Structural and electronic properties of nanosize semiconductor CeSin0/− (n = 4–20) material: A double-hybrid density functional theory investigation

Abstract

Structural evolution model, HOMO-LUMO gap, relative stability, magnetic moment and spectral property of nanosize CeSin0/− (n = 4–20) semiconductor material were performed by employing double-hybrid density functional scheme.

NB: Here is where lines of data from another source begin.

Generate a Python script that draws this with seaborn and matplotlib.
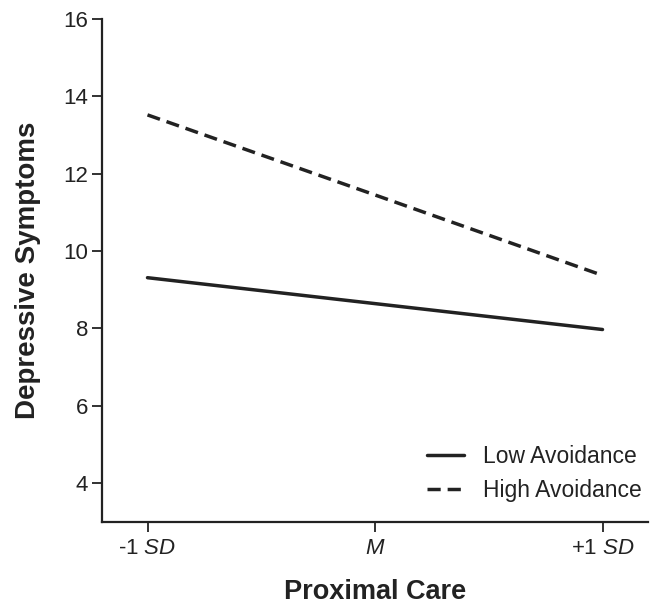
import matplotlib
matplotlib.use("Agg")
import matplotlib.pyplot as plt
import seaborn as sns
import pandas as pd

x_pos = [-1, 0, 1]
x_labels = ["-1 $\\it{SD}$", "$\\it{M}$", "+1 $\\it{SD}$"]
low_avoidance = [9.31, 8.64, 7.97]
high_avoidance = [13.52, 11.45, 9.37]
y_ticks = [4, 6, 8, 10, 12, 14, 16]

df = pd.DataFrame({
    "x": x_pos * 2,
    "y": low_avoidance + high_avoidance,
    "group": ["Low Avoidance"] * 3 + ["High Avoidance"] * 3,
})

sns.set_style("ticks")
plt.rcParams["font.family"] = ["Liberation Sans", "DejaVu Sans"]
plt.rcParams["mathtext.fontset"] = "custom"
plt.rcParams["mathtext.it"] = "Liberation Sans:italic"
plt.rcParams["mathtext.rm"] = "Liberation Sans"

ink = "#222222"
W, H = 659, 611
fig = plt.figure(figsize=(W / 100, H / 100), dpi=100)
ax = fig.add_axes([102 / W, 1 - 521.7 / H, 546 / W, (521.7 - 19) / H])

sns.lineplot(data=df, x="x", y="y", hue="group", style="group",
             palette={"Low Avoidance": ink, "High Avoidance": ink},
             dashes={"Low Avoidance": "", "High Avoidance": (3.8, 2.0)},
             linewidth=2.5, ax=ax, legend=True)

ax.set_xlim(-1.2, 1.2)
ax.set_ylim(3.0, 16)
ax.set_xticks(x_pos)
ax.set_xticklabels(x_labels)
ax.set_yticks(y_ticks)
ax.tick_params(axis="both", labelsize=16, length=7, width=1.3, color=ink,
               labelcolor=ink)
ax.tick_params(axis="y", pad=3)
ax.tick_params(axis="x", pad=5)
sns.despine(ax=ax)
for s in ["left", "bottom"]:
    ax.spines[s].set_linewidth(1.6)
    ax.spines[s].set_color(ink)

ax.set_xlabel("Proximal Care", fontsize=19.5, fontweight="bold", labelpad=14, color=ink)
ax.set_ylabel("Depressive Symptoms", fontsize=20, fontweight="bold", labelpad=16, color=ink)

leg = ax.legend(title=None, frameon=False, loc="center left", fontsize=16.5,
                handlelength=1.6, handletextpad=0.85, labelspacing=0.45,
                borderaxespad=0, borderpad=0,
                bbox_to_anchor=((427 - 102) / 546, 1 - (473.5 - 19) / 502.7))
for t in leg.get_texts():
    t.set_color(ink)

fig.savefig("out.png", dpi=100)
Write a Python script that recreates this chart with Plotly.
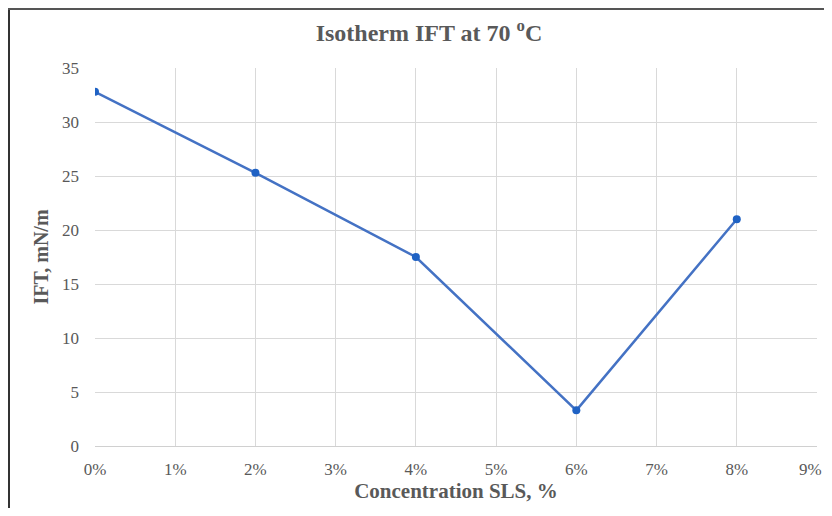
import plotly.graph_objects as go

concentration = [0, 2, 4, 6, 8]
ift = [32.8, 25.3, 17.5, 3.3, 21.0]
x_ticks = [0, 1, 2, 3, 4, 5, 6, 7, 8, 9]
x_tick_labels = ["0%", "1%", "2%", "3%", "4%", "5%", "6%", "7%", "8%", "9%"]
y_ticks = [0, 5, 10, 15, 20, 25, 30, 35]

# page is offset by the default 8px body margin; keep the page from overflowing
OFF = 8
W, H = 832 - OFF, 516 - 2 * OFF
L, R, T = 95 - OFF, 15, 68 - OFF
B = H - (446 - OFF)
pw, ph = W - L - R, H - T - B

fig = go.Figure()
fig.add_trace(go.Scatter(
    x=concentration, y=ift, mode="lines+markers",
    line=dict(color="#4472C4", width=2.5),
    marker=dict(color="#1f62c4", size=8),
    showlegend=False,
))

font = "Liberation Serif, Times New Roman, serif"
tick_font = dict(family=font, size=17, color="#595959")
fig.update_layout(
    width=W, height=H,
    margin=dict(l=L, r=R, t=T, b=B, autoexpand=False),
    paper_bgcolor="white", plot_bgcolor="white",
    font=dict(family=font, color="#595959"),
    title=dict(text="Isotherm IFT at 70 <sup>o</sup>C", x=(429 - OFF) / W, xanchor="center",
               y=1 - (33 - OFF) / H, yanchor="middle",
               font=dict(family=font, size=24, color="#595959", weight="bold")),
    xaxis=dict(range=[0, 9], tickvals=x_ticks[:-1], ticktext=x_tick_labels[:-1],
               automargin=False,
               showgrid=True, gridcolor="#d9d9d9", gridwidth=1,
               showline=True, linecolor="#d0d0d0", linewidth=1, mirror=False,
               zeroline=False, ticks="", ticklabelstandoff=8,
               tickfont=tick_font,
               title=dict(text="Concentration SLS, %", standoff=3,
                          font=dict(size=21, color="#595959", weight="bold"))),
    yaxis=dict(range=[0, 35], tickvals=y_ticks,
               automargin=False,
               showgrid=True, gridcolor="#d9d9d9", gridwidth=1,
               zeroline=False, showline=False, ticks="", ticklabelstandoff=15,
               tickfont=tick_font,
               title=dict(text="IFT, mN/m", standoff=8,
                          font=dict(size=20, color="#595959", weight="bold"))),
)

# last x tick label, kept inside the visible window
fig.add_annotation(x=x_ticks[-1], y=0, xref="x", yref="y", text=x_tick_labels[-1],
                   showarrow=False, xanchor="right", yanchor="top",
                   xshift=7, yshift=-12, font=tick_font)

# outer frame lines (left and top)
def px_x(p):
    return (p - L) / pw

def px_y(p):
    return (H - B - p) / ph

fig.add_shape(type="line", xref="paper", yref="paper",
              x0=px_x(1), x1=px_x(1), y0=px_y(0), y1=px_y(H + 5),
              line=dict(color="#333333", width=2))
fig.add_shape(type="line", xref="paper", yref="paper",
              x0=px_x(0), x1=px_x(W + 5), y0=px_y(1), y1=px_y(1),
              line=dict(color="#555555", width=2))

fig.write_html("out.html")
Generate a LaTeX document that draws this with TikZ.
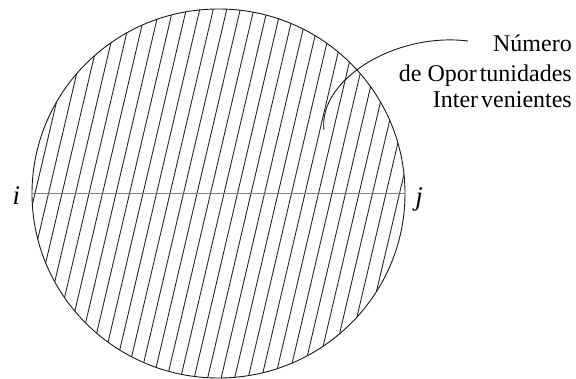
\documentclass[tikz,border=0pt]{standalone}
\usepackage{fontspec}
\setmainfont{Liberation Serif}
\begin{document}
\begin{tikzpicture}[x=1pt,y=-1pt,
  hatch/.style={line width=0.9pt, draw=black!85},
  rim/.style={line width=0.9pt, draw=black!90},
  diam/.style={line width=1.8pt, draw=black!50},
  lbl/.style={font=\fontsize{24}{28}\selectfont, inner sep=0pt},
  pt/.style={font=\fontsize{27}{30}\selectfont\itshape, inner sep=0pt},
  callout/.style={line width=0.9pt, draw=black!90}]
\useasboundingbox (0,0) rectangle (576,379);
\coordinate (c) at (218.5,193.5);
\begin{scope}
  \clip (c) ellipse [x radius=186.5pt, y radius=184.5pt];
  \foreach \k in {-16,...,16} {
    \draw[hatch] ({210.5+13.5*\k+0.235*200},-6.5) -- ({210.5+13.5*\k-0.235*200},393.5);
  }
\end{scope}
\draw[rim] (c) ellipse [x radius=186.5pt, y radius=184.5pt];
\coordinate (pi) at (32,193.5);
\coordinate (pj) at (405,193.5);
\draw[diam] (pi) -- (pj);
\node[pt, anchor=base] (i) at (16.5,205) {i};
\node[pt, anchor=base] (j) at (419,206) {j};
\node[lbl, anchor=base east] (l1) at (572,51.5) {Número};
\node[lbl, anchor=base east] (l2) at (572,82) {de Opor\kern3pt tunidades};
\node[lbl, anchor=base east] (l3) at (572,108) {Inter\kern3pt venientes};
\coordinate (cs) at (468,41);
\coordinate (ce) at (324,130);
\draw[callout] (cs) .. controls (395,32) and (318,80) .. (ce);
\end{tikzpicture}
\end{document}
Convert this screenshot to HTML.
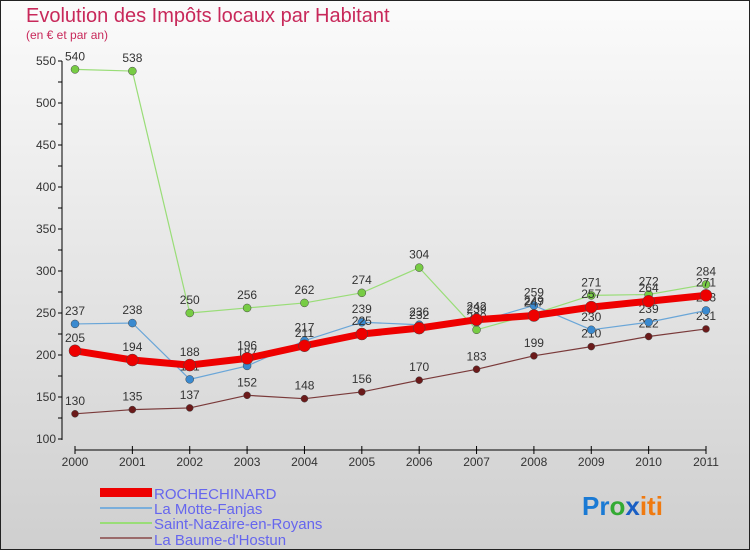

Optimized geometries for CeSin displayed that the most stable structure is Ce-substituted for a Si in the ground state of Sin+1 with n ≤ 17; Ce atom as linker connects two small silicon subclusters with n = 17–19; and Ce atom is encapsulated into cage-like Si framework with ≥20. For anion, the most stable structure of CeSin− is Ce-linked configuration with n = 8–18 excluded n = 9, and Ce atom is encapsulated into cage-like motif with n = 19–20. The spectral information was reported. The 4f electron of Ce atom in CeSin0/− does not participate in bonding, resulting the total magnetic moments of neutral and anionic CeSin0/− clusters are 2 and 1 μB, respectively. HOMO-LUMO gap, relative stability and chemical bonding analyses revealed that encapsulated configuration of CeSi20− is a “magic” cluster.